How to Maximize Wealth with Corporate Bonds for Stable Returns

 In today’s volatile financial landscape, investors constantly seek avenues that balance wealth creation with stability. While equities promise high growth, they come with significant risks. On the other hand, traditional savings instruments offer safety but often fail to beat inflation. This is where corporate bonds for stable returns step in as an attractive middle ground.

For investors—especially defence personnel and their families who value steady, predictable income—corporate bonds provide a structured path to wealth maximization without exposing portfolios to excessive market swings. Let’s explore how you can leverage this asset class to strengthen your financial future.

 

Understanding Corporate Bonds

Corporate bonds are fixed-income securities issued by companies to raise capital. By purchasing these bonds, you essentially lend money to the company in return for regular interest payments (coupon) and repayment of the principal at maturity.

Unlike equities, bonds are less influenced by daily market volatility, making them a stable source of predictable returns. Corporate bonds generally offer higher yields than government securities while maintaining a reasonable risk profile, depending on the creditworthiness of the issuing company.

 

Why Choose Corporate Bonds for Stable Returns?

  1. Regular Income Stream Bonds pay interest at fixed intervals, making them an ideal option for retirees, defence veterans, or families seeking consistent cash flow.

  2. Better Returns than Bank Deposits Corporate bonds often provide higher yields compared to fixed deposits, making them a compelling choice for conservative investors.

  3. Capital Preservation Investment-grade bonds focus on protecting your capital while generating moderate returns.

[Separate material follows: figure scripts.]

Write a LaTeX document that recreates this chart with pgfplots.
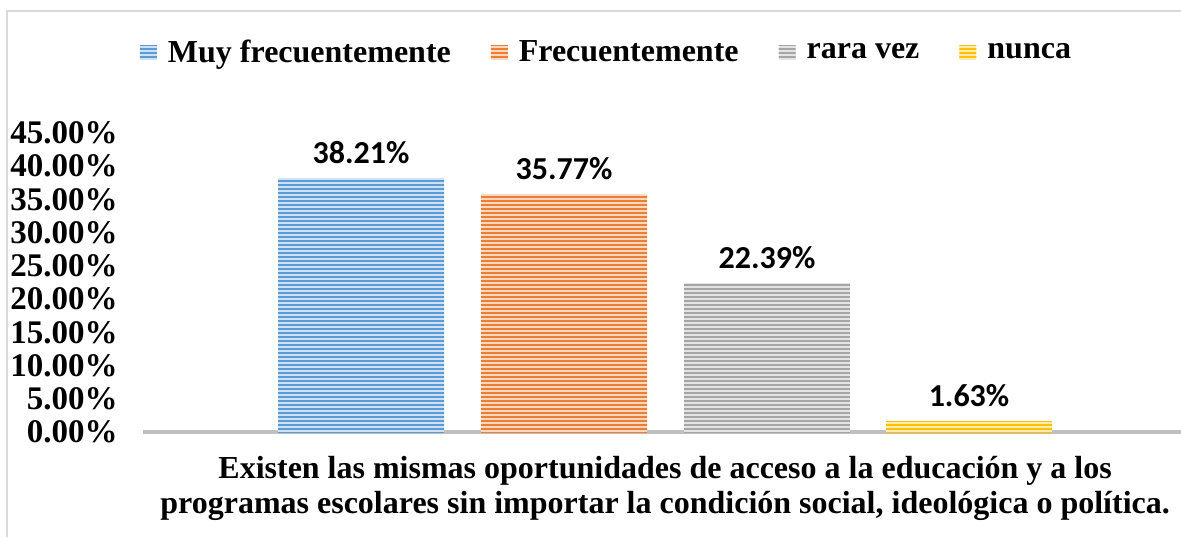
\documentclass[border=0pt]{standalone}
\usepackage{pgfplots}
\pgfplotsset{compat=1.18}
\usepackage{fontspec}
\setmainfont{Liberation Serif}
\newfontfamily\calibri{Carlito}
\usetikzlibrary{patterns.meta}
\definecolor{bC}{HTML}{5B9BD5}
\definecolor{oC}{HTML}{ED7D31}
\definecolor{gC}{HTML}{A5A5A5}
\definecolor{yC}{HTML}{FFC000}
\definecolor{frameC}{HTML}{D9D9D9}
\definecolor{axC}{HTML}{BFBFBF}
\begin{document}
\begin{tikzpicture}
\path[use as bounding box] (0,0) rectangle (590.5pt,268.5pt);
\draw[frameC, line width=1pt] (3.25pt,0) -- (3.25pt,263pt) -- (592pt,263pt);
\begin{axis}[
  at={(71.5pt,52.5pt)}, anchor=south west,
  scale only axis, width=519pt, height=149.5pt,
  xmin=0, xmax=1038, ymin=0, ymax=45,
  clip=false,
  axis lines*=left,
  y axis line style={draw=none},
  x axis line style={line width=2pt, draw=axC},
  major tick length=0pt,
  xtick=\empty,
  ytick={0,5,...,45},
  yticklabels={0.00\%,5.00\%,10.00\%,15.00\%,20.00\%,25.00\%,30.00\%,35.00\%,40.00\%,45.00\%},
  yticklabel style={font=\bfseries\fontsize{16.5}{19}\selectfont, inner sep=0pt, xshift=-12.5pt},
  /pgf/number format/assume math mode=true,
  ybar, bar shift=0pt, bar width=166,
  nodes near coords={\pgfmathprintnumber[fixed,fixed zerofill,precision=2]{\pgfplotspointmeta}\%},
  every node near coord/.append style={font=\calibri\bfseries\fontsize{16}{19}\selectfont, anchor=center, yshift=13pt, text=black},
  legend columns=4,
  legend style={draw=none, at={(0.4475,1.268)}, anchor=center,
    font=\bfseries\fontsize{16}{19}\selectfont, inner sep=0pt,
    /tikz/every even column/.append style={column sep=18pt}},
  legend image code/.code={\fill[#1] (0pt,-3.5pt) rectangle (8.5pt,3.5pt); \path (12pt,0pt);},
  xlabel={Existen las mismas oportunidades de acceso a la educación y a los\\programas escolares sin importar la condición social, ideológica o política.},
  xlabel style={align=center, font=\bfseries\fontsize{16}{17.5}\selectfont, at={(rel axis cs:0.503,0)}, anchor=north, inner sep=0pt, yshift=-12pt},
]
\addplot[fill=bC!30!white, draw=none, postaction={pattern color=bC, pattern={Lines[angle=0,distance=2pt,line width=1pt]}}] coordinates {(218,38.21)};
\addplot[fill=oC!30!white, draw=none, postaction={pattern color=oC, pattern={Lines[angle=0,distance=2pt,line width=1pt]}}] coordinates {(421,35.77)};
\addplot[fill=gC!30!white, draw=none, postaction={pattern color=gC, pattern={Lines[angle=0,distance=2pt,line width=1pt]}}] coordinates {(624,22.39)};
\addplot[fill=yC!30!white, draw=none, postaction={pattern color=yC, pattern={Lines[angle=0,distance=2pt,line width=1pt]}}] coordinates {(826,1.63)};
\legend{Muy frecuentemente,Frecuentemente,rara vez,nunca}
\end{axis}
\end{tikzpicture}
\end{document}
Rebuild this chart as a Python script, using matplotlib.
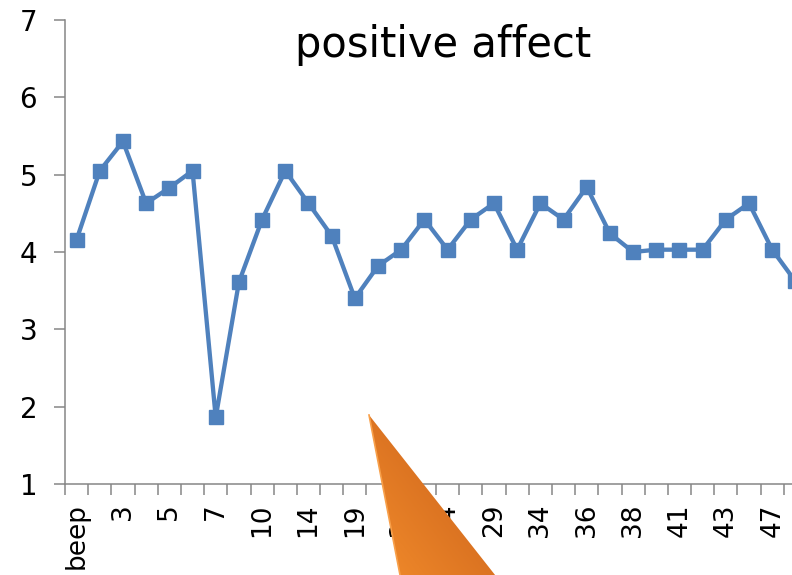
import numpy as np
import matplotlib
matplotlib.use("Agg")
import matplotlib.pyplot as plt
from matplotlib.patches import Polygon

# positive affect per beep
values = [4.16, 5.05, 5.43, 4.63, 4.83, 5.05, 1.86, 3.61, 4.42, 5.05,
          4.63, 4.21, 3.40, 3.82, 4.03, 4.42, 4.03, 4.42, 4.63, 4.03,
          4.63, 4.42, 4.84, 4.24, 4.00, 4.03, 4.03, 4.03, 4.42, 4.63,
          4.03, 3.62]
# only every second category label is shown on the axis
shown_pos = [0, 2, 4, 6, 8, 10, 12, 14, 16, 18, 20, 22, 24, 26, 28, 30]
shown_labels = ["beep", "3", "5", "7", "10", "14", "19", "21", "24", "29",
                "34", "36", "38", "41", "43", "47"]
y_ticks = [1, 2, 3, 4, 5, 6, 7]

blue = "#4F81BD"
grey = "#868686"

plt.rcParams['font.family'] = ['DejaVu Sans']

fig = plt.figure(figsize=(7.92, 5.75), dpi=100)
W, H = 792, 575
# plot area runs past the right edge of the picture (it was cropped)
ax = fig.add_axes([65 / W, 91 / H, 742 / W, 464 / H])

x = np.arange(len(values))
ax.plot(x, values, color=blue, lw=3.1, marker="s", ms=9.5,
        mec=blue, mfc=blue, clip_on=False)

ax.set_xlim(-0.5, len(values) - 0.5)
ax.set_ylim(1, 7)

for s in ["top", "right"]:
    ax.spines[s].set_visible(False)
for s in ["left", "bottom"]:
    ax.spines[s].set_color(grey)
    ax.spines[s].set_linewidth(1.1)

ax.set_yticks(y_ticks)
ax.set_yticklabels([str(v) for v in y_ticks], fontsize=20)
ax.tick_params(axis="y", length=8, width=1.1, color=grey, pad=12)

ax.set_xticks(shown_pos)
ax.set_xticklabels(shown_labels, rotation=90, fontsize=19)
ax.set_xticks(np.arange(-0.5, len(values)), minor=True)
ax.tick_params(axis="x", which="major", length=0, pad=14)
ax.tick_params(axis="x", which="minor", length=8, width=1.1, color=grey)

fig.text(443 / W, 1 - 57 / H, "positive affect", fontsize=30,
         ha="center", va="baseline")

# orange callout tail drawn over the chart
ov = fig.add_axes([0, 0, 1, 1])
ov.set_xlim(0, W)
ov.set_ylim(H, 0)
ov.axis("off")
ov.patch.set_alpha(0)
tri = Polygon([(369, 415), (401, 580), (499, 580)], closed=True,
              facecolor="none", edgecolor="none")
ov.add_patch(tri)
gx, gy = np.meshgrid(np.linspace(0, 1, 200), np.linspace(0, 1, 200))
grad = (gx * 0.8 + (1 - gy) * 0.7)
cmap = matplotlib.colors.LinearSegmentedColormap.from_list(
    "org", ["#F48E2C", "#DC7422", "#C8621C"])
im = ov.imshow(grad, cmap=cmap, extent=(360, 505, 580, 410),
               aspect="auto", interpolation="bilinear")
im.set_clip_path(tri)
ov.plot([369, 401], [415, 580], color="#F8A04A", lw=1.2)

fig.savefig("out.png", dpi=100)
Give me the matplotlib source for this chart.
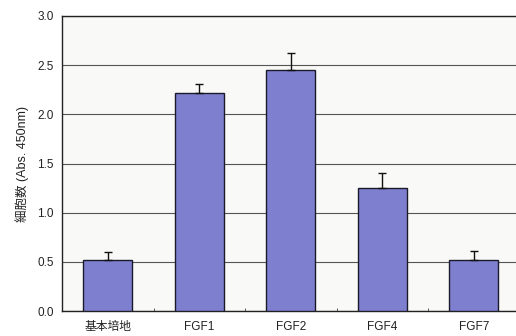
import matplotlib
matplotlib.use("Agg")
import matplotlib.pyplot as plt
from matplotlib.ticker import FixedLocator

plt.rcParams['font.family'] = ['Liberation Sans', 'Noto Sans CJK JP', 'DejaVu Sans']

categories = ["基本培地", "FGF1", "FGF2", "FGF4", "FGF7"]
values = [0.515, 2.22, 2.45, 1.25, 0.515]
errors = [0.085, 0.09, 0.17, 0.155, 0.10]
yticks = [0.0, 0.5, 1.0, 1.5, 2.0, 2.5, 3.0]

fig = plt.figure(figsize=(5.16, 3.36), dpi=100)
ax = fig.add_axes([62 / 516, 25 / 336, 1 - 62 / 516, 295 / 336])
ax.set_facecolor('#f9f9f7')

x = list(range(len(categories)))
ax.bar(x, values, width=0.535, color='#7f7fd0', edgecolor='#1a1a2a',
       linewidth=1.0, zorder=3)
ax.errorbar(x, values, yerr=[[0] * len(errors), errors], fmt='none',
            ecolor='#111111', elinewidth=1.0, capsize=2.8, capthick=1.0, zorder=4)

ax.set_xlim(-0.5, 4.46)
ax.set_ylim(0, 3.0)
ax.set_yticks(yticks)
ax.set_yticklabels([f"{v:.1f}" for v in yticks], fontsize=8.5, color='#222222')
ax.tick_params(axis='y', length=0, pad=6)
ax.yaxis.grid(True, color='#555555', linewidth=0.8, zorder=0)
ax.set_axisbelow(True)

ax.set_xticks(x)
ax.set_xticklabels(categories, fontsize=8.5, color='#222222')
ax.tick_params(axis='x', length=0, pad=7)
ax.xaxis.set_minor_locator(FixedLocator([i + 0.5 for i in range(4)]))
ax.tick_params(axis='x', which='minor', direction='in', length=2, color='#444444')

ax.set_ylabel("細胞数 (Abs. 450nm)", fontsize=9, color='#222222', labelpad=6)

for s in ['left', 'bottom', 'top']:
    ax.spines[s].set_color('#222222')
    ax.spines[s].set_linewidth(1.0)
ax.spines['right'].set_visible(False)

fig.savefig("out.png", dpi=100)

  4. Diversification – Adding corporate bonds to a portfolio helps reduce dependency on equities and provides balance during uncertain market cycles.

 

Actionable Strategies to Maximize Wealth with Corporate Bonds

1. Choose Bonds Based on Credit Ratings

Credit rating agencies (such as CRISIL, ICRA, or CARE) assign ratings that reflect the issuing company’s ability to repay.

  • AAA-rated bonds are considered the safest, with stable returns but slightly lower yields.

  • Bonds rated lower may offer higher returns but come with added risk.
    Tip: Balance your portfolio between high-rated and mid-rated bonds for optimal stability and growth.

2. Ladder Your Bond Investments

A bond ladder strategy involves investing in bonds with staggered maturities—say 3, 5, and 7 years.

  • This ensures you have periodic liquidity.

  • You can reinvest matured bonds into newer, potentially higher-yielding ones.
     This approach minimizes reinvestment risk while ensuring stable cash inflows.

 

3. Consider Tax Efficiency

Interest earned on corporate bonds is taxable. However, long-term investors can benefit by holding bonds until maturity to defer taxation on capital gains. Tax-efficient planning—by combining corporate bonds with debt mutual funds or tax-saving instruments—can further maximize net returns.

 

4. Align Bonds with Your Financial Goals

  • For short-term goals (like children’s education in the next 3–5 years), high-rated corporate bonds offer predictability.

  • For long-term wealth creation, balancing corporate bonds with equities ensures growth with stability.

5. Stay Updated on Market Trends

Bond yields fluctuate with interest rate cycles. When interest rates fall, bond prices generally rise, and vice versa. Investors who monitor economic conditions can make informed decisions—such as locking in higher yields before a rate cut.

 

Real-Life Example

Consider an investor allocating ₹10 lakh between a fixed deposit (6% p.a.) and AAA-rated corporate bonds (8% p.a.).

  • Over five years, the fixed deposit grows to approximately ₹13.38 lakh.

  • The corporate bond investment, however, grows to nearly ₹14.69 lakh.

This difference of over ₹1.3 lakh showcases how corporate bonds can significantly enhance returns while keeping risk controlled.

 

Key Considerations Before Investing

  • Liquidity: Some corporate bonds may not be easily tradable in secondary markets. Ensure you’re comfortable with the lock-in period.

  • Issuer Credibility: Always review the financial health of the issuing company.

  • Professional Guidance: Partnering with trusted financial advisors like Hum Fauji Initiatives helps align bond investments with your unique financial journey.

Conclusion

Building wealth isn’t only about chasing the highest returns—it’s about striking the right balance between growth and stability. Corporate bonds for stable returns offer that balance by combining predictable income, better yields than traditional deposits, and relatively lower risk compared to equities.

For defence personnel, veterans, and families who prioritize financial security alongside growth, corporate bonds can serve as a cornerstone of a well-diversified portfolio. With careful selection, strategic planning, and professional guidance, you can truly maximize wealth while safeguarding your financial future.